UK Government’s plans to cut migration are “getting more difficult” due to an influx of EU migrants

The Home Secretary, Theresa May has repeatedly said that cutting migration to tens of thousands was a target for the coalition government.  However, she has now admitted that this target had become ‘more difficult’ with the latest figures showing that 212,000 more people had moved to live in the UK than had left, despite the fact that net migration fell in the early stages of  the coalition government. These figures from the Office for National Statistics show that net migration went up to 212,000 in the year to December 2013, from 177,000 the previous year.

The Home Secretary claims that, excluding immigration from the EU, the migration figures were back down to the levels last seen in the 1990s.
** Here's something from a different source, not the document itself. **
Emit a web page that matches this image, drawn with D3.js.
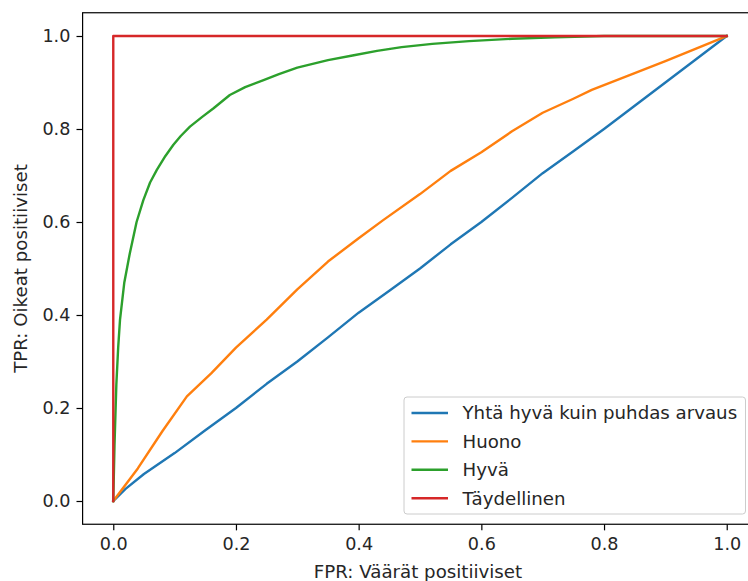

Mrs May told the BBC”s Andrew Marr programme that “in those areas we can control – that is, immigration from outside the European Union – everything we have done as a Government has been having an impact.”

Further to this, she has stated that the government recognises the need to do something about European migration and outlined plans to cut down on immigration from within the EU. Due to EU laws regarding freedom of movement for EU nationals, the government has little power to stop immigration from the EU, and it is estimated that the main driving force behind the continuing flow of immigration is a stream of EU nationals heading to the UK.

The government”s main plan for reducing EU immigration is tightening up on access to benefits. The Home Secretary and The Work and Pensions Secretary, Iain Duncan Smith have said that the Government will look at plans to halve the amount of time immigrants can claim benefits from six months to three. Theresa May also confirmed, in a report in the Sunday Telegraph last week, that she was considering deporting EU nationals if they are claiming benefits and did not have a realistic prospect of finding a job, and could not find a job after six months. She further confirmed that changes were already being made that would mean EU migrants would have to be in the UK for three months before being able to claim benefits.